» **WRITTEN TASK**
Retype word for word the first line of the listing and each line after it up to the line with "const yTicks = [0.2, 0.4, 0.6, 0.8, 1];", with the pictures taken out.

-- begin RECORDS FOR THIS EXERCISE --

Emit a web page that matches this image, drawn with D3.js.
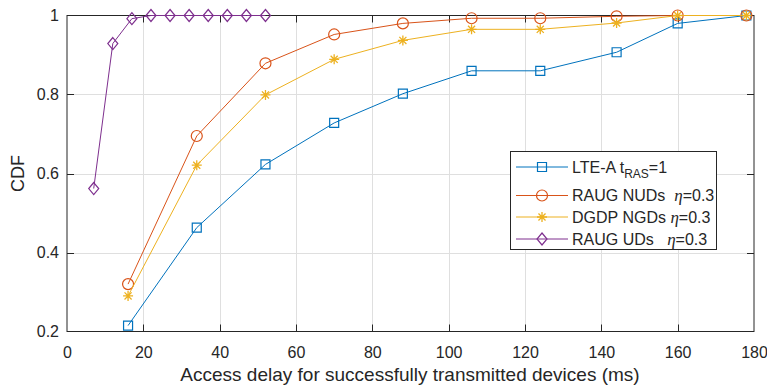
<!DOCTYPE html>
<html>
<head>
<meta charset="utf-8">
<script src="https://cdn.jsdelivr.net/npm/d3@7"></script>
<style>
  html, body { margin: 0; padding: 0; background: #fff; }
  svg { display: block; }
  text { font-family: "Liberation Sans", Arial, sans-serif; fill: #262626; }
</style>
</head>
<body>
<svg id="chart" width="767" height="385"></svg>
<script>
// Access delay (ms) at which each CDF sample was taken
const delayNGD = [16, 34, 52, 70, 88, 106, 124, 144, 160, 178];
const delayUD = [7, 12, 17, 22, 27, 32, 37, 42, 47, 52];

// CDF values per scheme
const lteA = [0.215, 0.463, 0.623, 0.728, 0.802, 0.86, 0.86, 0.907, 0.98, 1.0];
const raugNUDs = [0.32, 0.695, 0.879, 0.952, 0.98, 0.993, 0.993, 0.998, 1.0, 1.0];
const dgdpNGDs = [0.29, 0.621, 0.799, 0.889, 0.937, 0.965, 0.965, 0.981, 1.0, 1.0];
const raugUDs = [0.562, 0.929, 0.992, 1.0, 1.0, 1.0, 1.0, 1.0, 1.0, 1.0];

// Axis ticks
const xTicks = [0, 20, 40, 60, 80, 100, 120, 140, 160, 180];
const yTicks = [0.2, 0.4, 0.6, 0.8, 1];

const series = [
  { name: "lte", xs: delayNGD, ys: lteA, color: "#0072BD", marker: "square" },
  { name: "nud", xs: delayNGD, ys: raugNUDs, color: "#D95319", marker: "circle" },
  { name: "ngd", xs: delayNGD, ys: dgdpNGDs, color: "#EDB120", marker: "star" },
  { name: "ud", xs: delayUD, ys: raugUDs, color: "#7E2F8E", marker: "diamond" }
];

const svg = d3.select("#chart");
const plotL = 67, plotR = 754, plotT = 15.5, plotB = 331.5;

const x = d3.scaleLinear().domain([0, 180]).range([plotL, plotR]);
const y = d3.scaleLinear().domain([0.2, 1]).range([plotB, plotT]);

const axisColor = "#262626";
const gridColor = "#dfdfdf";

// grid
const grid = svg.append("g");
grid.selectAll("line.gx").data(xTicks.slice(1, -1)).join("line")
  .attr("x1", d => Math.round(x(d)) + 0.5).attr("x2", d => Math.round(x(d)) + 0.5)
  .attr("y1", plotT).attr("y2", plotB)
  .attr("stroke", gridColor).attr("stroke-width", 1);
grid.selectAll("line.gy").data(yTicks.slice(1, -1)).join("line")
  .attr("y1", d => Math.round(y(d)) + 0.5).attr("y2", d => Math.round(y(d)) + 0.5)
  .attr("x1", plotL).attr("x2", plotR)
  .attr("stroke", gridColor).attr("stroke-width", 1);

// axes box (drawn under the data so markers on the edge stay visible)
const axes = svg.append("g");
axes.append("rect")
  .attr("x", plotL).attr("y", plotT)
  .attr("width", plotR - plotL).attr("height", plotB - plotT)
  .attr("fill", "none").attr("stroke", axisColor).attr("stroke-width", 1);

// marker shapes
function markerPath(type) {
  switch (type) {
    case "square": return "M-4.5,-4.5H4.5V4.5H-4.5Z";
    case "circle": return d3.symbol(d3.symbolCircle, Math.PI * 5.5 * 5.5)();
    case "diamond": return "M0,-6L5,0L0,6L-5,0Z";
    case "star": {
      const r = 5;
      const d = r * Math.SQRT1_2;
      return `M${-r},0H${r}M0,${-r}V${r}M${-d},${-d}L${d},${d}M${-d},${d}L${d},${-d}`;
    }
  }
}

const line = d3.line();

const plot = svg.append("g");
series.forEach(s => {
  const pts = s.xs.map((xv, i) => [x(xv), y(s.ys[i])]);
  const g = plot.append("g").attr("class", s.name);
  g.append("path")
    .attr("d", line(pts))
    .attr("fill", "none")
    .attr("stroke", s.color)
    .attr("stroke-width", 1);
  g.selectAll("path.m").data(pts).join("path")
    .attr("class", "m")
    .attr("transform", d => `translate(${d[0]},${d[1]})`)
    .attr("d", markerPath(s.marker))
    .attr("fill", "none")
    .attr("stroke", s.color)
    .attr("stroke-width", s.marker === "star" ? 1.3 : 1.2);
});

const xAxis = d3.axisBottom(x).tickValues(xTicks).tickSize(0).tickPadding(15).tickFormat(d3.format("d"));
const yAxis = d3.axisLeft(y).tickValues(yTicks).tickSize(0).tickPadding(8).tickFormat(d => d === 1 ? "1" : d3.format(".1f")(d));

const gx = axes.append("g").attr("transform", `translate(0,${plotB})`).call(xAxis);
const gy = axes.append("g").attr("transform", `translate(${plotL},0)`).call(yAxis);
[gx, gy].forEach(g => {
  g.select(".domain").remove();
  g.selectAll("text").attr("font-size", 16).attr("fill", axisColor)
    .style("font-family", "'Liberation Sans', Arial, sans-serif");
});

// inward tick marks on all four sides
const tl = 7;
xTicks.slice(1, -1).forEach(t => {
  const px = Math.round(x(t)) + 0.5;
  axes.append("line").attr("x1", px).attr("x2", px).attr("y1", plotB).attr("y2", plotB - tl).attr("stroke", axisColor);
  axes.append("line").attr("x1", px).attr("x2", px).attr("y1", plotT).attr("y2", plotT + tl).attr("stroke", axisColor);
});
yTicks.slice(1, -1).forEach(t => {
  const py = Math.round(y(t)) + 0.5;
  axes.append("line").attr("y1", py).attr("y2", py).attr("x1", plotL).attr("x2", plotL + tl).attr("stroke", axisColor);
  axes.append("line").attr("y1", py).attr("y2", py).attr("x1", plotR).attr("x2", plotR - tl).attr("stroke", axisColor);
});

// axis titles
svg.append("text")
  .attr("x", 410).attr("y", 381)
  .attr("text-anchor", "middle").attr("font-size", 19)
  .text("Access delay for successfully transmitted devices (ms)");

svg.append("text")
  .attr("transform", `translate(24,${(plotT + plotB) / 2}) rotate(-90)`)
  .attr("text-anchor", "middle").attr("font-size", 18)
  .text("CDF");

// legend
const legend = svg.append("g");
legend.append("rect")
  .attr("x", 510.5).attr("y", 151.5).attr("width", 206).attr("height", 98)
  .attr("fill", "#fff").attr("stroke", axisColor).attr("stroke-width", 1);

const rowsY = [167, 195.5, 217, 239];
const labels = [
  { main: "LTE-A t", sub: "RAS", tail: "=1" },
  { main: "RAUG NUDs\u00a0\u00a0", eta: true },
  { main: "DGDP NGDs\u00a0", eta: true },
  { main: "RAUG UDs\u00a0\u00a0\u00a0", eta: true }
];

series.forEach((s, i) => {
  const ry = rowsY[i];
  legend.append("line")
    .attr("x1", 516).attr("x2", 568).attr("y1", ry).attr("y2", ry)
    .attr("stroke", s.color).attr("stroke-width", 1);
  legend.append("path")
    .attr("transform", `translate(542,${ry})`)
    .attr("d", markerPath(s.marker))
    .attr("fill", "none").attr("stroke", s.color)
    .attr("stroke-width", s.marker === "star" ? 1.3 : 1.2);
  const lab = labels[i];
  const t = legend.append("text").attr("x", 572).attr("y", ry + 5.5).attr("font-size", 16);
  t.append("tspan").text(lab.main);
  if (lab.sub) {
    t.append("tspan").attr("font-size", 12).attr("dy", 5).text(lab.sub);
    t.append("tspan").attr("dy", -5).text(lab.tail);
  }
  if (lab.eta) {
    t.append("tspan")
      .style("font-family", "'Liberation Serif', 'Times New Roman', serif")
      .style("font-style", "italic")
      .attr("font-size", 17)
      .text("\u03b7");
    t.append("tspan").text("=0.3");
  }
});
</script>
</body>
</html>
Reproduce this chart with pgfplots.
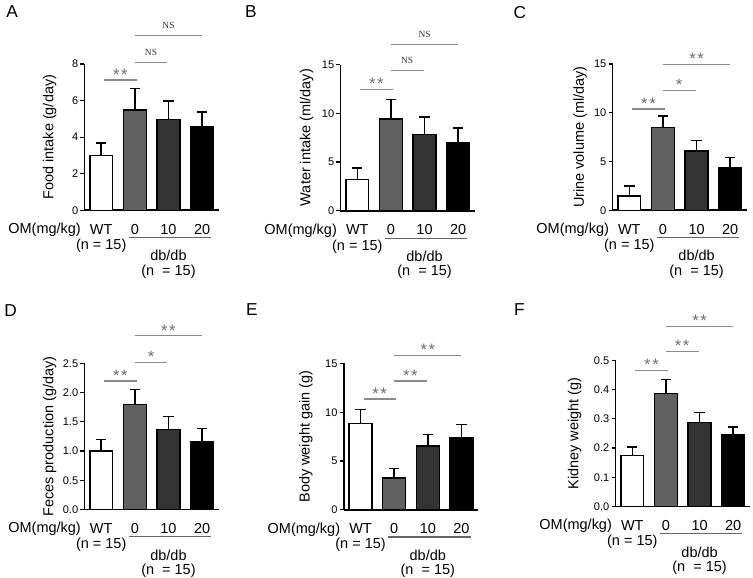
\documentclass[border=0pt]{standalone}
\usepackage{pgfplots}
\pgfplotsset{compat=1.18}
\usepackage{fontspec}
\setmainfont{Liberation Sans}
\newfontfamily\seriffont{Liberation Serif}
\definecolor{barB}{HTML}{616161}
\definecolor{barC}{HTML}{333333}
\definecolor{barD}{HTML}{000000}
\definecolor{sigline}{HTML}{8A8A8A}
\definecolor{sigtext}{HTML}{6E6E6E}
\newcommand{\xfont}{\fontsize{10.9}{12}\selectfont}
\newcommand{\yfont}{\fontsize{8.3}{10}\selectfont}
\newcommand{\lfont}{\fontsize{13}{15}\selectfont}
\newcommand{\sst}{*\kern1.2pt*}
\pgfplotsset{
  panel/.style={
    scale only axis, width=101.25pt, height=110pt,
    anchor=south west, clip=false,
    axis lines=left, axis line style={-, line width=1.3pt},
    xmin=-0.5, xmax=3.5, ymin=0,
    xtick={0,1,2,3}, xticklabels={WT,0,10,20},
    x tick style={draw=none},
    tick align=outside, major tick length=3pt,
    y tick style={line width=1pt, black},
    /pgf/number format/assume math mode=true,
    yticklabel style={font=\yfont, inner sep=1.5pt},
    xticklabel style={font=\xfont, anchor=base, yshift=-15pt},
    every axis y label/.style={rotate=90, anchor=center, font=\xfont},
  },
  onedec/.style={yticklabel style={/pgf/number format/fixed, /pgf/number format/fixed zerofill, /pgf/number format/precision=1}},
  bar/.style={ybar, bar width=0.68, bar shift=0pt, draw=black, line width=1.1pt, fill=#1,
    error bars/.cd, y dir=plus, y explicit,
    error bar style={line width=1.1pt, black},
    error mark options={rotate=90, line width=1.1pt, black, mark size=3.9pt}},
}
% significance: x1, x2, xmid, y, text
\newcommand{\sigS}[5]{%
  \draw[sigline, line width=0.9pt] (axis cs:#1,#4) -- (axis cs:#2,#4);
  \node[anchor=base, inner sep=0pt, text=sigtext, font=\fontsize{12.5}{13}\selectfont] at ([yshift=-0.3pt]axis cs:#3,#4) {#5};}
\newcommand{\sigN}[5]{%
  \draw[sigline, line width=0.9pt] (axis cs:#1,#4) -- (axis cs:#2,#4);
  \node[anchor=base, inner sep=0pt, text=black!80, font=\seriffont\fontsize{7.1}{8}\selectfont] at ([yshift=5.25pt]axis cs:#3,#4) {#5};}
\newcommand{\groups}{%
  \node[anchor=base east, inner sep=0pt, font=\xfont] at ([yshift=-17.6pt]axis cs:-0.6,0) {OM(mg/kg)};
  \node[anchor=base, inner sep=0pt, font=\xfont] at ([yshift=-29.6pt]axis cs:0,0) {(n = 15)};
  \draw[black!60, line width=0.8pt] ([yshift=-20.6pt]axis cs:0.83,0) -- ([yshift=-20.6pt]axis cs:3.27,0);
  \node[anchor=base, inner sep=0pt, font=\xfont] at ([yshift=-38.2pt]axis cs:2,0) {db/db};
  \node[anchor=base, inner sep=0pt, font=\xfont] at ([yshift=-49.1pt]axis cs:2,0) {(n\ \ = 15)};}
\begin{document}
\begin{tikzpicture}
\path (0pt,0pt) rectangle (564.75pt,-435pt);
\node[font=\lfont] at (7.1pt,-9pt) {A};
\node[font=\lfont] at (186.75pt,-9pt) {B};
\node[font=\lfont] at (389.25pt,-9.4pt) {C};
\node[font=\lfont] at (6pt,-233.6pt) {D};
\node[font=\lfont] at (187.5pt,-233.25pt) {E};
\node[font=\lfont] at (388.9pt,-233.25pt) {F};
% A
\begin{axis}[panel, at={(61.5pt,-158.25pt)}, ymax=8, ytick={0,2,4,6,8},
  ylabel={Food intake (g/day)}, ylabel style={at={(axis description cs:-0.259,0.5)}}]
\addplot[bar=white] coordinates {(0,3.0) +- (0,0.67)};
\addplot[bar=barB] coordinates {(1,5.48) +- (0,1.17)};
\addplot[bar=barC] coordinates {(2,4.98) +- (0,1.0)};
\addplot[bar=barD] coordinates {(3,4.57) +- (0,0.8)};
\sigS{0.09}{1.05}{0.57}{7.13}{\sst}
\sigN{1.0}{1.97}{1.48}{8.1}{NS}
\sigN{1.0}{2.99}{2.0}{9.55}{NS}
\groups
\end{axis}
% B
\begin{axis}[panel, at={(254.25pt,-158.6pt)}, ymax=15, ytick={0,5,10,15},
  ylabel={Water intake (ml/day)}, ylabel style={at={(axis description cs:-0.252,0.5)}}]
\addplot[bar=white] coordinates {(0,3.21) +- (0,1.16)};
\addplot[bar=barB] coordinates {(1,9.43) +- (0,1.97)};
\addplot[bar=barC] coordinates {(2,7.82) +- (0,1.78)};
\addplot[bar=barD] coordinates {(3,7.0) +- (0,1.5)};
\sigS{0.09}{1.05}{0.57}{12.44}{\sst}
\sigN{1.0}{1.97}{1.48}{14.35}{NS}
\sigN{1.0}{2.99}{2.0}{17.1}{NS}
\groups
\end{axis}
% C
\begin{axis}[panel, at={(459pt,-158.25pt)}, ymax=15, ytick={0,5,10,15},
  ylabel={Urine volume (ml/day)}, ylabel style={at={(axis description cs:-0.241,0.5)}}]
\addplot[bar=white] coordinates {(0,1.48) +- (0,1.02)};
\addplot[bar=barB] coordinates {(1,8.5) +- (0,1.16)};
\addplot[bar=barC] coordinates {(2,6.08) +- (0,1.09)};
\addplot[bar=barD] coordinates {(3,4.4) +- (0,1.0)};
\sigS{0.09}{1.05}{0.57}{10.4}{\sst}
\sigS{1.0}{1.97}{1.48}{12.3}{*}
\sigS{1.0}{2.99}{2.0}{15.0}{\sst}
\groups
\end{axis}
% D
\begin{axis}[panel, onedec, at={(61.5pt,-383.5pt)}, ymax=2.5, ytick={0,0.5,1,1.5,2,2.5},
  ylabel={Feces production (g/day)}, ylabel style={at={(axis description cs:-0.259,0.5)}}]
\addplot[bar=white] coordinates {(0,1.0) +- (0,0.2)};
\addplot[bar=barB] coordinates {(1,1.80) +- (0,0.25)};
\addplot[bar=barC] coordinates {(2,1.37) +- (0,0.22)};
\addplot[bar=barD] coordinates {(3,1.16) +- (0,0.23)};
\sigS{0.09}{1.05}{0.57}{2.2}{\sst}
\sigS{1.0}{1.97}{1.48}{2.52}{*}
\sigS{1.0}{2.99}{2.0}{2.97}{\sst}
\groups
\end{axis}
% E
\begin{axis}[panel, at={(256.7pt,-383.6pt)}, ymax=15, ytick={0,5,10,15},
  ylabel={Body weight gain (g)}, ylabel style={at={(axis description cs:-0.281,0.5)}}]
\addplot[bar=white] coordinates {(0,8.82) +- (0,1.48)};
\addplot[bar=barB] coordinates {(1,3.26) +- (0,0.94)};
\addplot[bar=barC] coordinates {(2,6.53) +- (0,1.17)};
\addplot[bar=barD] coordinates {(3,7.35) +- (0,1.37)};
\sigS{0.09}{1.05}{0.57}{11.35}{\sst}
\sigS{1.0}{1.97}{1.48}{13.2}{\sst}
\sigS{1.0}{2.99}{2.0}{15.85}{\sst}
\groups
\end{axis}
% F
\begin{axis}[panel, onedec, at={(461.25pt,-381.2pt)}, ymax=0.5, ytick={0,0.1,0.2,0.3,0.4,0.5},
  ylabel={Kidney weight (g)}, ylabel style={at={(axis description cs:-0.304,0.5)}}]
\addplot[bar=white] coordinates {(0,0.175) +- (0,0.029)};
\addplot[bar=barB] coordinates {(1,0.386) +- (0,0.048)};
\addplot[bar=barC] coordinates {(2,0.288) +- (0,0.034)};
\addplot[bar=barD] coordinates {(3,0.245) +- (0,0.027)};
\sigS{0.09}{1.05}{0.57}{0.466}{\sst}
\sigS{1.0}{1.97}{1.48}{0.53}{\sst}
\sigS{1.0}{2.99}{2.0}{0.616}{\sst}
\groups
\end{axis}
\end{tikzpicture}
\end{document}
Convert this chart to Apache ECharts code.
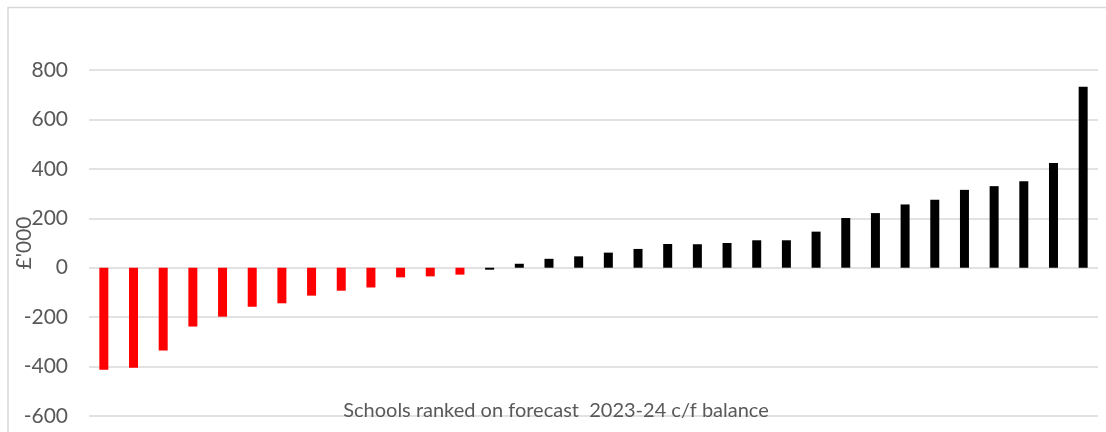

-- end RECORDS FOR THIS EXERCISE --

» **THE RESPONSE**
Emit a web page that matches this image, drawn with D3.js.
<!DOCTYPE html>
<html>
<head>
<meta charset="utf-8">
<script src="https://cdn.jsdelivr.net/npm/d3@7"></script>
<style>
  html, body { margin: 0; padding: 0; background: #fff; }
  svg { display: block; }
  text { font-family: "Liberation Sans", Arial, sans-serif; fill: #262626; }
</style>
</head>
<body>
<svg id="chart" width="767" height="385"></svg>
<script>
// Access delay (ms) at which each CDF sample was taken
const delayNGD = [16, 34, 52, 70, 88, 106, 124, 144, 160, 178];
const delayUD = [7, 12, 17, 22, 27, 32, 37, 42, 47, 52];

// CDF values per scheme
const lteA = [0.215, 0.463, 0.623, 0.728, 0.802, 0.86, 0.86, 0.907, 0.98, 1.0];
const raugNUDs = [0.32, 0.695, 0.879, 0.952, 0.98, 0.993, 0.993, 0.998, 1.0, 1.0];
const dgdpNGDs = [0.29, 0.621, 0.799, 0.889, 0.937, 0.965, 0.965, 0.981, 1.0, 1.0];
const raugUDs = [0.562, 0.929, 0.992, 1.0, 1.0, 1.0, 1.0, 1.0, 1.0, 1.0];

// Axis ticks
const xTicks = [0, 20, 40, 60, 80, 100, 120, 140, 160, 180];
const yTicks = [0.2, 0.4, 0.6, 0.8, 1];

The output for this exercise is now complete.